The National Endowment for the Arts advisory council yesterday approved without opposition and almost without discussion a pair of grants that support works by controversial performance artists Karen Finley and Holly Hughes.

At the council's last meeting in August, the group withheld approval from those grants and three others in an experimental-art category, citing a perceived potential for conflict of interest in the panel that reviewed the applications. That decision, which prompted bruising debate, enabled NEA Chairman John Frohnmayer to sidestep a decision on funding the artists before Congress acted on NEA reauthorization and funding legislation.

The grants were reviewed again by a new panel, which recommended funding all five applicants. (The previous panel had voted against an application by the Washington Project for the Arts.) The council approved the grants en bloc. The question now is whether Frohnmayer will exercise his veto power. He promised to make a decision "as quickly as possible."

Finley, who observed the proceedings, said she wouldn't comment until Frohnmayer makes a decision. "It's definitely not over yet," she said. The grant money would go to The Kitchen, a New York organization that would commission a new work by Finley and a collaborator. The as-yet-undeveloped work has been described as "a deconstruction of the television talk show variety format."

Finley declined to elaborate on the work. Her previous material, which focused on feminist themes, sparked controversy because she smeared chocolate on her semi-nude body.

Also approved was a grant for Hughes and a collaborator for a work titled "No Trace of the Blonde." Hughes could not be reached for comment.

Yesterday's meeting was the council's first since Congress approved a three-year reauthorization of the endowment in a legislative package that included a series of changes in grant-making procedures.

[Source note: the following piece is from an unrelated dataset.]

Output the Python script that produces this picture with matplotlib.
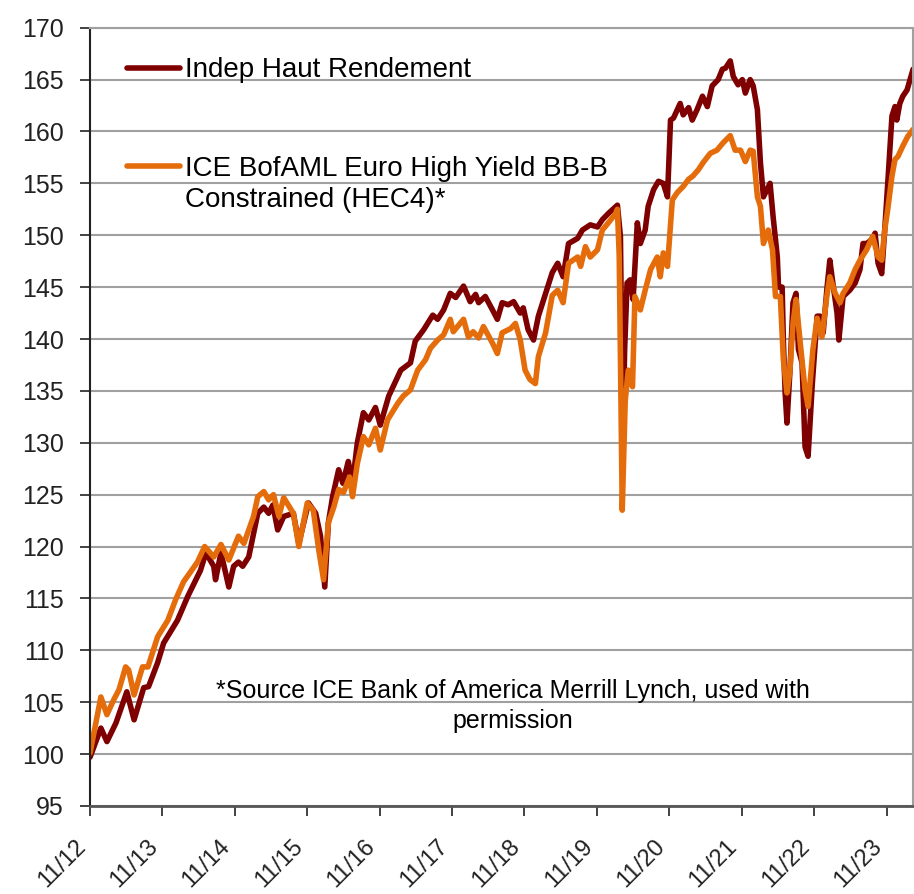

Like accident victims, council members spent a couple of hours trying to determine whether they perceived any injury to the endowment by the new legislation. After grappling with the changes, they voted to have a retreat to explore the question at greater leisure.

In the meantime, they could not agree whether their mood should be celebratory or funereal. Some argued that the three-year reauthorization of the endowment without explicit content restrictions was a victory, while others contended that the endowment has been threatened and even harmed by changes in grant-making procedures and a shift of money to state arts councils.

Looking at a summary of the legislation, council member Lloyd Richards said he was dissatisfied. "This to me is a very distrustful document ... and indeed insulting on a certain level," said Richards, dean of the Yale School of Drama.

Roy Goodman, a New York state senator, argued that the council should emphasize the positive. "Instead of worrying about all the Gulliver-like threads that hold us down, we've got to take a broad sword and cut out of it," he said. The council should send a message "that the arts are alive and well and we damn well aim to keep it that way."

But council member Ray Kingston, an architect, retorted to Goodman, "It's a wonderful speech ... but there is reason for us to be concerned."

Frohnmayer pleaded for a muted reaction. "I hope we won't get too much into the negative here because I'm not sure it's justified," he said. Much of the legislation simply codifies existing endowment procedure, he said.

The council touched briefly on the implications of a new provision requiring that grants be made "taking into consideration general standards of decency and respect for the diverse beliefs and values of the American people."

The discussion was deferred until the retreat, but Frohnmayer said the impact of that language is unclear. "That's a question that we have yet to be able to determine," he said. "I would hope that would not be overemphasized. It's clear that artistic excellence and artistic merit are the criteria" for awarding grants.

The council was alarmed by provisions that increase its authority in selecting grants and setting funding levels. Until now, the council has reviewed -- and generally approved -- recommendations by peer review panels. Its role has been advisory, but now the NEA chairman may no longer award a grant that has been opposed by the council. He retains authority to veto a positive recommendation.

But council members questioned whether they had the time and expertise to evaluate individual grants and set the amount of awards. "It may sound fine to dump this responsibility onto the council, but forgive me if I say I don't think we are capable of doing that in a responsible way," Richards said.

Council members were also unhappy about an increase in the percentage of grant money funneled to state arts councils. States had gotten 20 percent, but that figure will rise over three years to 27.5 percent. Taken with another congressional mandate to spend more on rural and inner-city programs, the endowment must redirect $11.9 million of a total of $114 million in grant money.